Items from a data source
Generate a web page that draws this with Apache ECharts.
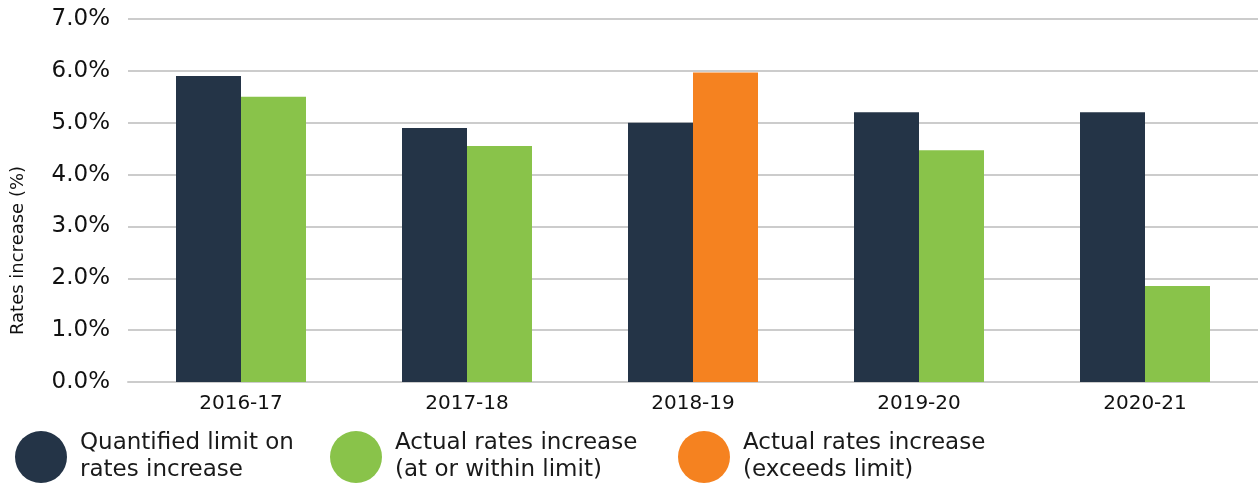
<!DOCTYPE html>
<html>
<head>
<meta charset="utf-8">
<script src="https://cdn.jsdelivr.net/npm/echarts@6/dist/echarts.min.js"></script>
<style>
  html, body { margin: 0; padding: 0; background: #fff; }
  #chart { width: 1258px; height: 484px; }
</style>
</head>
<body>
<div id="chart"></div>
<script>
// data
var years = ["2016-17", "2017-18", "2018-19", "2019-20", "2020-21"];
var limitValues = [5.9, 4.9, 5.0, 5.2, 5.2];
var withinValues = [5.5, 4.55, null, 4.47, 1.85];
var exceedsValues = [null, null, 5.97, null, null];
var yTicks = [0, 1, 2, 3, 4, 5, 6, 7];

var NAVY = "#243447";
var GREEN = "#89c34a";
var ORANGE = "#f58220";
var FONT = "DejaVu Sans";

var names = {
    limit: "Quantified limit on\nrates increase",
    within: "Actual rates increase\n(at or within limit)",
    exceeds: "Actual rates increase\n(exceeds limit)"
};

function legendAt(name, left) {
    return {
        data: [name],
        left: left,
        top: 425,
        icon: "circle",
        itemWidth: 52,
        itemHeight: 52,
        itemGap: 0,
        selectedMode: false,
        textStyle: {
            fontFamily: FONT,
            fontSize: 23,
            lineHeight: 27,
            color: "#1a1a1a",
            padding: [0, 0, 0, 8]
        }
    };
}

var chart = echarts.init(document.getElementById("chart"));
chart.setOption({
    animation: false,
    grid: {
        left: 128,
        right: 0,
        top: 19,
        bottom: 102,
        outerBoundsMode: "none"
    },
    legend: [
        legendAt(names.limit, 10),
        legendAt(names.within, 325),
        legendAt(names.exceeds, 673)
    ],
    xAxis: {
        type: "category",
        data: years,
        axisTick: { show: false },
        axisLine: { lineStyle: { color: "#cccccc", width: 2 } },
        axisLabel: {
            fontFamily: FONT,
            fontSize: 20,
            color: "#111",
            margin: 12
        }
    },
    yAxis: {
        type: "value",
        min: yTicks[0],
        max: yTicks[yTicks.length - 1],
        interval: 1,
        name: "Rates increase (%)",
        nameLocation: "middle",
        nameGap: 101,
        nameTextStyle: {
            fontFamily: FONT,
            fontSize: 18,
            color: "#111",
            padding: [0, 100, 0, 0]
        },
        axisLine: { show: false },
        axisTick: { show: false },
        splitLine: { lineStyle: { color: "#cccccc", width: 2 } },
        axisLabel: {
            fontFamily: FONT,
            fontSize: 23,
            color: "#111",
            margin: 18,
            formatter: function (v) { return v.toFixed(1) + "%"; }
        }
    },
    series: [
        {
            name: names.limit,
            type: "bar",
            data: limitValues,
            barWidth: 65,
            barGap: "0%",
            itemStyle: { color: NAVY }
        },
        {
            name: names.within,
            type: "bar",
            stack: "actual",
            data: withinValues,
            barWidth: 65,
            itemStyle: { color: GREEN }
        },
        {
            name: names.exceeds,
            type: "bar",
            stack: "actual",
            data: exceedsValues,
            barWidth: 65,
            itemStyle: { color: ORANGE }
        }
    ]
});
</script>
</body>
</html>
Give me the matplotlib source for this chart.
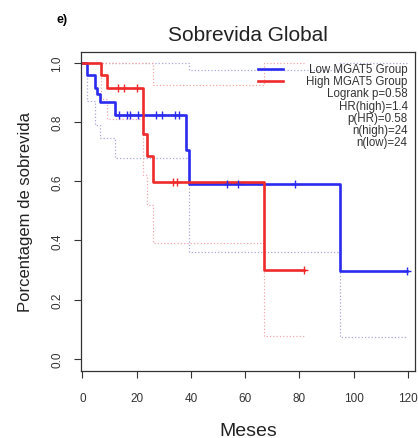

### The exercise
Copy the whole of the material above exactly, but not its images.

### Finished answer
Generate a web page that draws this with Apache ECharts.
<!DOCTYPE html>
<html>
<head>
<meta charset="utf-8">
<script src="https://cdn.jsdelivr.net/npm/echarts@6/dist/echarts.min.js"></script>
<style>
  html, body { margin: 0; padding: 0; background: #fff; }
  #chart { width: 1258px; height: 484px; }
</style>
</head>
<body>
<div id="chart"></div>
<script>
// data
var years = ["2016-17", "2017-18", "2018-19", "2019-20", "2020-21"];
var limitValues = [5.9, 4.9, 5.0, 5.2, 5.2];
var withinValues = [5.5, 4.55, null, 4.47, 1.85];
var exceedsValues = [null, null, 5.97, null, null];
var yTicks = [0, 1, 2, 3, 4, 5, 6, 7];

var NAVY = "#243447";
var GREEN = "#89c34a";
var ORANGE = "#f58220";
var FONT = "DejaVu Sans";

var names = {
    limit: "Quantified limit on\nrates increase",
    within: "Actual rates increase\n(at or within limit)",
    exceeds: "Actual rates increase\n(exceeds limit)"
};

function legendAt(name, left) {
    return {
        data: [name],
        left: left,
        top: 425,
        icon: "circle",
        itemWidth: 52,
        itemHeight: 52,
        itemGap: 0,
        selectedMode: false,
        textStyle: {
            fontFamily: FONT,
            fontSize: 23,
            lineHeight: 27,
            color: "#1a1a1a",
            padding: [0, 0, 0, 8]
        }
    };
}

var chart = echarts.init(document.getElementById("chart"));
chart.setOption({
    animation: false,
    grid: {
        left: 128,
        right: 0,
        top: 19,
        bottom: 102,
        outerBoundsMode: "none"
    },
    legend: [
        legendAt(names.limit, 10),
        legendAt(names.within, 325),
        legendAt(names.exceeds, 673)
    ],
    xAxis: {
        type: "category",
        data: years,
        axisTick: { show: false },
        axisLine: { lineStyle: { color: "#cccccc", width: 2 } },
        axisLabel: {
            fontFamily: FONT,
            fontSize: 20,
            color: "#111",
            margin: 12
        }
    },
    yAxis: {
        type: "value",
        min: yTicks[0],
        max: yTicks[yTicks.length - 1],
        interval: 1,
        name: "Rates increase (%)",
        nameLocation: "middle",
        nameGap: 101,
        nameTextStyle: {
            fontFamily: FONT,
            fontSize: 18,
            color: "#111",
            padding: [0, 100, 0, 0]
        },
        axisLine: { show: false },
        axisTick: { show: false },
        splitLine: { lineStyle: { color: "#cccccc", width: 2 } },
        axisLabel: {
            fontFamily: FONT,
            fontSize: 23,
            color: "#111",
            margin: 18,
            formatter: function (v) { return v.toFixed(1) + "%"; }
        }
    },
    series: [
        {
            name: names.limit,
            type: "bar",
            data: limitValues,
            barWidth: 65,
            barGap: "0%",
            itemStyle: { color: NAVY }
        },
        {
            name: names.within,
            type: "bar",
            stack: "actual",
            data: withinValues,
            barWidth: 65,
            itemStyle: { color: GREEN }
        },
        {
            name: names.exceeds,
            type: "bar",
            stack: "actual",
            data: exceedsValues,
            barWidth: 65,
            itemStyle: { color: ORANGE }
        }
    ]
});
</script>
</body>
</html>
Give me the matplotlib source for this chart.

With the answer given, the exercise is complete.